SINT MAARTEN/THE NETHERLANDS – The four northern provinces Groningen, Drenthe, Friesland and Overijssel are planning to step up the rate of testing for Covid-19 as they try to curb the spread of the disease.
Alex Friedrich, microbiologist at the UMCG teaching hospital in Groningen, told De Groene Amsterdammer that the region was ‘departing from the national policy’ of only testing patients when they start to show symptoms.
So far, the north has returned relatively few positive tests, with only a handful of municipalities recording more than 30 cases per 100,000 inhabitants as of March 22, compared to 350 in parts of Noord-Brabant.

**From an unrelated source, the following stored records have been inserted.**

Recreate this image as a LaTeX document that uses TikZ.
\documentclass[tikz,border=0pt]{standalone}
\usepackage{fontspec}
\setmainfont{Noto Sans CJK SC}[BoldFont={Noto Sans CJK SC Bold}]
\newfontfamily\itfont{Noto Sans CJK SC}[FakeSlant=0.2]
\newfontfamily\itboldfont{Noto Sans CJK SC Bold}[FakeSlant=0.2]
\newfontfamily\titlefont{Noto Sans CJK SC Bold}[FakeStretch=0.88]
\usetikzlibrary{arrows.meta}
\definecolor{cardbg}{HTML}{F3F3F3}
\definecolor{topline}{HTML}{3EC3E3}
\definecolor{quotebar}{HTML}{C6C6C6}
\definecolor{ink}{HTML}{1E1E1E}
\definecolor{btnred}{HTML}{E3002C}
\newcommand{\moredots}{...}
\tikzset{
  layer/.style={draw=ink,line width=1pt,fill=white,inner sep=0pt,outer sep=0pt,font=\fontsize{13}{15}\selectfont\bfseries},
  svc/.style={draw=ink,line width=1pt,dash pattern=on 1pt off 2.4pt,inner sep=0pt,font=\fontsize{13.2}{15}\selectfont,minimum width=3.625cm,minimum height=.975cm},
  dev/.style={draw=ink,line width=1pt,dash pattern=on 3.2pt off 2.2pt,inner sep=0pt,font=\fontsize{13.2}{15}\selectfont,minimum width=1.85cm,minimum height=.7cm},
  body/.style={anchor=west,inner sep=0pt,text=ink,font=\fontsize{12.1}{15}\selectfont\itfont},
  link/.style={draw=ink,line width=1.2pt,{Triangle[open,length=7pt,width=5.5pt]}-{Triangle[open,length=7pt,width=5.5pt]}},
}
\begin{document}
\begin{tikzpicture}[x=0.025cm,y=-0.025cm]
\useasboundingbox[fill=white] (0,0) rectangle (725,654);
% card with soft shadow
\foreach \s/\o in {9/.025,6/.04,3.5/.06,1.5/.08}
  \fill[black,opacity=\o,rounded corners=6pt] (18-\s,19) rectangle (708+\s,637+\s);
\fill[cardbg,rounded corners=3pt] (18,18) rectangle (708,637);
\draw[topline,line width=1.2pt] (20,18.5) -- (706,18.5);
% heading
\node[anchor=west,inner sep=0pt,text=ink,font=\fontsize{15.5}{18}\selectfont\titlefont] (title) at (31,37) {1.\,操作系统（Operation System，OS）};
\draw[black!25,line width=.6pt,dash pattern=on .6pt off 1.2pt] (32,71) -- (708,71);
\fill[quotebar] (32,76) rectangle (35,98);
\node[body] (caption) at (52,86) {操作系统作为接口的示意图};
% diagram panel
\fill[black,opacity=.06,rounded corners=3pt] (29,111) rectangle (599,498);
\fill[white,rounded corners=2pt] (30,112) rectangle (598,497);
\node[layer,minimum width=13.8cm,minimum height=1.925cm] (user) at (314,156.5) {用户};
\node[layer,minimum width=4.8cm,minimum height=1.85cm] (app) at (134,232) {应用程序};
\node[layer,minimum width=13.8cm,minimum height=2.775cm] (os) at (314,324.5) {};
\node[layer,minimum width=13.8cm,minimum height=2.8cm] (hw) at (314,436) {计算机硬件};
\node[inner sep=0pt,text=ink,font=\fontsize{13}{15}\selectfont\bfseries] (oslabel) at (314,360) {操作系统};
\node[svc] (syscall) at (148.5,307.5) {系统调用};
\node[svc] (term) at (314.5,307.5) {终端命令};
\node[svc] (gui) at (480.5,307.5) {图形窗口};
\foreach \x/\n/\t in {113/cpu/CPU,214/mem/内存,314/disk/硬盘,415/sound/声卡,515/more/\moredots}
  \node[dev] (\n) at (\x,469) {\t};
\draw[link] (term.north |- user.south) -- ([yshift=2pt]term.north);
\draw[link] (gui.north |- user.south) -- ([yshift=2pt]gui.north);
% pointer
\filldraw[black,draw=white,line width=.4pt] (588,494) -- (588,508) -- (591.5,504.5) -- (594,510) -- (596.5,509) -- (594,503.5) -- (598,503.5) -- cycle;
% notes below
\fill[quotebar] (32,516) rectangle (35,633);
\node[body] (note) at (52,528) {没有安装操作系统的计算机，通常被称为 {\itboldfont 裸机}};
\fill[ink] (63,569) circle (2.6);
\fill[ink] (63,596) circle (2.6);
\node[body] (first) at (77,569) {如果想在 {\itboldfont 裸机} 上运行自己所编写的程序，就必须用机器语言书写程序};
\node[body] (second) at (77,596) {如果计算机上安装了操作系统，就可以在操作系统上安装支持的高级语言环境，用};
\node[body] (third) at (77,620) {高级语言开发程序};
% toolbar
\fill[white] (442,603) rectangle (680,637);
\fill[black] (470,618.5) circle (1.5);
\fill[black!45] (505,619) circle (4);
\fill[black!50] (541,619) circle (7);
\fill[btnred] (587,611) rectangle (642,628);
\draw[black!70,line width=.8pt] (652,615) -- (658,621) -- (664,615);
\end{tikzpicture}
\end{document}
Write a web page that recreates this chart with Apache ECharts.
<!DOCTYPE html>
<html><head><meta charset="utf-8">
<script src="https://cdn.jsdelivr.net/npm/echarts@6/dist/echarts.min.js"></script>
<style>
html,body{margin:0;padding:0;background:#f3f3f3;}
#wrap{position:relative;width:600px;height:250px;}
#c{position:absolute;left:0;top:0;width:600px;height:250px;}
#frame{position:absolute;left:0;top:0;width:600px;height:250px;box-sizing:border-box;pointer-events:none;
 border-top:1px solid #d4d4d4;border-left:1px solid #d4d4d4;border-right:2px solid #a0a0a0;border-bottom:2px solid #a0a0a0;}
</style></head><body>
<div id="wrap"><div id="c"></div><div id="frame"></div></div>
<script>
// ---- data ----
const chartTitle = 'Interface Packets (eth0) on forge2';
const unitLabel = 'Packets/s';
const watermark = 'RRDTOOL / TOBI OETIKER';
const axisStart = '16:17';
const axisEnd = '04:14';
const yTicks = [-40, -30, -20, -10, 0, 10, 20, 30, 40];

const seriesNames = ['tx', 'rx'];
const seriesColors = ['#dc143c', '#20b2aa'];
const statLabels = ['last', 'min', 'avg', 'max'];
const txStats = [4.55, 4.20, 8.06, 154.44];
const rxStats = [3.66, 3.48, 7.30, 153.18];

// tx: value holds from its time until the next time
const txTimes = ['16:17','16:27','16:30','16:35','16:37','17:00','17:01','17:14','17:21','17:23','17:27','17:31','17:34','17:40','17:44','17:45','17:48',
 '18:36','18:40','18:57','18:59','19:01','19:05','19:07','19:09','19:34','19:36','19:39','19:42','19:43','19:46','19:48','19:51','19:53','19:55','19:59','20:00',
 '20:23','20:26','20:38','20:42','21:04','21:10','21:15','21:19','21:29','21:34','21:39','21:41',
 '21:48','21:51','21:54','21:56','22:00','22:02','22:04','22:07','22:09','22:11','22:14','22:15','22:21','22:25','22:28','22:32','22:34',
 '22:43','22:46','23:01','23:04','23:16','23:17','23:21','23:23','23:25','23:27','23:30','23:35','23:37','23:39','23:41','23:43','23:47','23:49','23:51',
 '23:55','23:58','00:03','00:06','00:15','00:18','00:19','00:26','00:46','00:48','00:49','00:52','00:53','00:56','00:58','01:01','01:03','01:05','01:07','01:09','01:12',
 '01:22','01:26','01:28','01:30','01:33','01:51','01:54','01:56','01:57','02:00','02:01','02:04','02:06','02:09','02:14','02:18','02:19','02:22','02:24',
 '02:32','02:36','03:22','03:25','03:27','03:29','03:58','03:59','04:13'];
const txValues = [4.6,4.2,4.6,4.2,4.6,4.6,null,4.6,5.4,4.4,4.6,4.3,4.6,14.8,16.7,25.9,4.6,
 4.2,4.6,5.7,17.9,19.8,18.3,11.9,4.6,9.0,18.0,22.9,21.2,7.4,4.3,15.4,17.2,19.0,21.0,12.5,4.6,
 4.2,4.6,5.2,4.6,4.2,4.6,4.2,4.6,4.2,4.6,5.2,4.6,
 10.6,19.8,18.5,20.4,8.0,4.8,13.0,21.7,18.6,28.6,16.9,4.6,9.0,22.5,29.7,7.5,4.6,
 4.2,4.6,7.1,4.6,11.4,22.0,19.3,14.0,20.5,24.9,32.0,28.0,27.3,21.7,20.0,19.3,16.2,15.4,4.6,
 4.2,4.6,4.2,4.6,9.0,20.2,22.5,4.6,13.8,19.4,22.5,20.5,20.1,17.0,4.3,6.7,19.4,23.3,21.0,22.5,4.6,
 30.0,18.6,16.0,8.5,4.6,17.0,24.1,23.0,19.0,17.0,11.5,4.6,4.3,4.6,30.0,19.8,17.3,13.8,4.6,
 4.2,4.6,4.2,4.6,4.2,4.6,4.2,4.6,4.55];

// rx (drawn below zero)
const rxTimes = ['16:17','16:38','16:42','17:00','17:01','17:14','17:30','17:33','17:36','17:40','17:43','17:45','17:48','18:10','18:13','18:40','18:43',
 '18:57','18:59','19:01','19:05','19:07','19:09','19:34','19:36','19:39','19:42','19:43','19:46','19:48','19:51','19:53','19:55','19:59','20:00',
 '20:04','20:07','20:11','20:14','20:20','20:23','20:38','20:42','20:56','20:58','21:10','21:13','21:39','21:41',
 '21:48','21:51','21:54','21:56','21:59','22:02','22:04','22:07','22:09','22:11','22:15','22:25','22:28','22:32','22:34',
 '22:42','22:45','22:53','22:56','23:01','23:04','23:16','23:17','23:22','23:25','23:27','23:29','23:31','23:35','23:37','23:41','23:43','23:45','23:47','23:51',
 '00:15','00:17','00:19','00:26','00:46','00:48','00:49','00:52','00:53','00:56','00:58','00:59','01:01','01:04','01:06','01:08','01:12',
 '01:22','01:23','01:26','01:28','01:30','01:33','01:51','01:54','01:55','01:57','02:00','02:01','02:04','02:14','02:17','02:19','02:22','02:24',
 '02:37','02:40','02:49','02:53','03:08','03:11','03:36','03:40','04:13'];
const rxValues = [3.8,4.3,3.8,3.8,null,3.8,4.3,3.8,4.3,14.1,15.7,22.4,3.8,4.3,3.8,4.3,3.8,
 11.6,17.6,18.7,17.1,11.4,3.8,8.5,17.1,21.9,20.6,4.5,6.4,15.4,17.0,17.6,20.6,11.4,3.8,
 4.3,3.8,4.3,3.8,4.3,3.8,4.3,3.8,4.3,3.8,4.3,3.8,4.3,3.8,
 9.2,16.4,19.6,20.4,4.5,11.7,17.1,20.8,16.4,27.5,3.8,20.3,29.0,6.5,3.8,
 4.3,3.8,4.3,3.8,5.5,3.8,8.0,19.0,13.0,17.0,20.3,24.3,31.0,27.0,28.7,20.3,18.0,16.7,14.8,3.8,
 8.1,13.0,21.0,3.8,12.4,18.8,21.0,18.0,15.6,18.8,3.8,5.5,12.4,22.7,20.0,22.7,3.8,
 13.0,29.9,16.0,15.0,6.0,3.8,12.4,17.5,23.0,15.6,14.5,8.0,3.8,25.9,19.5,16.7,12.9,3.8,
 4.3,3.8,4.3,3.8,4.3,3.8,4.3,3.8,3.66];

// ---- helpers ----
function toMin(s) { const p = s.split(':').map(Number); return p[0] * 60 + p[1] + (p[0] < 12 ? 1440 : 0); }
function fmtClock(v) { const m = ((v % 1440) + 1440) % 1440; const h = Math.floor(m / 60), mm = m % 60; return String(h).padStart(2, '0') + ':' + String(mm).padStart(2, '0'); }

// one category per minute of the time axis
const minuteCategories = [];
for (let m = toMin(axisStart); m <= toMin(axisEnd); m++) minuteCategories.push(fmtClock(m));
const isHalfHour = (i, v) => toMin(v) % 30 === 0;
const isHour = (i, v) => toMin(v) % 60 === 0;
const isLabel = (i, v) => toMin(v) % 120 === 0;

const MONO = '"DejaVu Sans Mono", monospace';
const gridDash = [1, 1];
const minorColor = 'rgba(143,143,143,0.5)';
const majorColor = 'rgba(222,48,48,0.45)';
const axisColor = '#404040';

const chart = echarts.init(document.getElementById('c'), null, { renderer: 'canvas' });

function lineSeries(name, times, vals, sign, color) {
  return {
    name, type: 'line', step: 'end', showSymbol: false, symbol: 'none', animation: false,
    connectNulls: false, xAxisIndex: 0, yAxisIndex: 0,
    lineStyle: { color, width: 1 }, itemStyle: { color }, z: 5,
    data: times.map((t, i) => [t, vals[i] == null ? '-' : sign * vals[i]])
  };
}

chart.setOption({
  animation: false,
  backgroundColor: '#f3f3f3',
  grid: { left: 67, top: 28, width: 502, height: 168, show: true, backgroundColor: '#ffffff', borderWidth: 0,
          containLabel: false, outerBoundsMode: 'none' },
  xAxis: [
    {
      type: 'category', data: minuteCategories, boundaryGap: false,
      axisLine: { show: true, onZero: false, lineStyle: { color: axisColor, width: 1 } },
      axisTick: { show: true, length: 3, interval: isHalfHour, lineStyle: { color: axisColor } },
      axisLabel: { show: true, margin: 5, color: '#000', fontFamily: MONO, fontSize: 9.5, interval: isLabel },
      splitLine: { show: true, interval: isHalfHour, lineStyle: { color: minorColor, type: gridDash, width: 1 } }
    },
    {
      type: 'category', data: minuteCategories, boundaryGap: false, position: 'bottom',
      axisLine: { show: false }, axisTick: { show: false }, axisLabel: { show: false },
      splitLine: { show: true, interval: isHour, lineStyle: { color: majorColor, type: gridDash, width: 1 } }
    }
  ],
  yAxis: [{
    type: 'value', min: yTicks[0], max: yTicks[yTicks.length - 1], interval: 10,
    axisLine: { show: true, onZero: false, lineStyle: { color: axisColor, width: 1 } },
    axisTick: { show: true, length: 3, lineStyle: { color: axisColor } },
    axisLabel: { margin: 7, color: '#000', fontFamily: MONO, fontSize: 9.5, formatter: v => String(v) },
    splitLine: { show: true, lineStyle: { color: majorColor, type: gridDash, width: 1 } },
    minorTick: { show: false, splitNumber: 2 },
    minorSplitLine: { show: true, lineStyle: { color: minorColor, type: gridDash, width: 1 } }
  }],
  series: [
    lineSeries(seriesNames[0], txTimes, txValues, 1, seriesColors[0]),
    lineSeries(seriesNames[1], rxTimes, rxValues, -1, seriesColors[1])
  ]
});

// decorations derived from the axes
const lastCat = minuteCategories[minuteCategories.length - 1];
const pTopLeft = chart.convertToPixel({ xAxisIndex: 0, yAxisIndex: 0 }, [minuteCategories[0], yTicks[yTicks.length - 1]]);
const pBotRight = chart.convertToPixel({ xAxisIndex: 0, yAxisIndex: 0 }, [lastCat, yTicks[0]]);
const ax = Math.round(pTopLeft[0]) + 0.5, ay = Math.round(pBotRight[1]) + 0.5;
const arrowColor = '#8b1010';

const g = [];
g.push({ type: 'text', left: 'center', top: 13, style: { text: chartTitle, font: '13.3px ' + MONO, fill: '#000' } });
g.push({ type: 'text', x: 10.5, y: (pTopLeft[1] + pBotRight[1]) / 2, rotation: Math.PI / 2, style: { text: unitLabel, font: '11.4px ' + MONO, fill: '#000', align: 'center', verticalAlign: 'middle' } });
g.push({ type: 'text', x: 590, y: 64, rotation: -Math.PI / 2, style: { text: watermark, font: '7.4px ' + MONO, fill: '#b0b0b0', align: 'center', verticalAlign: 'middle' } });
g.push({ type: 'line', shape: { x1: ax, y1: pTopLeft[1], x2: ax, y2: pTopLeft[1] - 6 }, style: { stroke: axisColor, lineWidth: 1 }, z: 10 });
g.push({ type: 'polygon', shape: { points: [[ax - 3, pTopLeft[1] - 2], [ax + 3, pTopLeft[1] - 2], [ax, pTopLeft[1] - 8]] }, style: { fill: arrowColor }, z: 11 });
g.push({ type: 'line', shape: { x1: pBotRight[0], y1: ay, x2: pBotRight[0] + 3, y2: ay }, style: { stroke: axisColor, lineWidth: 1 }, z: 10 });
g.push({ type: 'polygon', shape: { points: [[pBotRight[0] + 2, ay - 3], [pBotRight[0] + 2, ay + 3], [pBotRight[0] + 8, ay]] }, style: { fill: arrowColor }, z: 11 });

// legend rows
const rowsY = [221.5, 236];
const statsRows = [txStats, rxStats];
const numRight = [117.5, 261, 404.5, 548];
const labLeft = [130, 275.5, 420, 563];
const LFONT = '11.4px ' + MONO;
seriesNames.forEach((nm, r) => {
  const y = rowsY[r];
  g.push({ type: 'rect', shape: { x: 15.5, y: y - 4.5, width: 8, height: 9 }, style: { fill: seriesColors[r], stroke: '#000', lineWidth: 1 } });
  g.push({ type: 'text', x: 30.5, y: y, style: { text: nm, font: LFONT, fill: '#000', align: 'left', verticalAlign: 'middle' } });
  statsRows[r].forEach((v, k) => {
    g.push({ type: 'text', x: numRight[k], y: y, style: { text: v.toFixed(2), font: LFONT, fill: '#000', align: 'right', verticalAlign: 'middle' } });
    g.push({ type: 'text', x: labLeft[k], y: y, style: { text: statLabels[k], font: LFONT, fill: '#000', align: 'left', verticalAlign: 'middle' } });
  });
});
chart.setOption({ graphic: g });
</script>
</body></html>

Friedrich, who himself recently recovered from coronavirus, said more intensive testing was important to control the spread of the disease and make sure that medical staff did not infect their patients.
‘The biggest risk is that hospital staff become infected and infect patients and colleagues who then go out into the region. That can make hospitals super-spreaders of the epidemic.
The national policy up until now has been to stop testing workers in the healthcare sector. We, along with a number of other hospitals, have been testing them.’ He rejected claims that testing rates were low because not enough testing kits were available.
‘I’ve never understood why people keep insisting that this is the case. We don’t have a problem with capacity. Sometimes a particular lab has a shortage of particular materials, but that’s business as usual, you can fix that,’ he said.
Friedrich said, ‘search and contain’, identifying and isolating people with the disease, was the best way to control the outbreak once the initial wave of infections had passed.
‘It seems as if the Netherlands and other European countries have activated the flu pandemic plan that was created with the Mexican flu in 2009, without making clear adjustments for a risk like Sars 1 or Sars-CoV-2.
‘That is not an approach to nip the infection in the bud, but to restrain it. What we are going to do is attempt to maintain search and control for as long as possible.’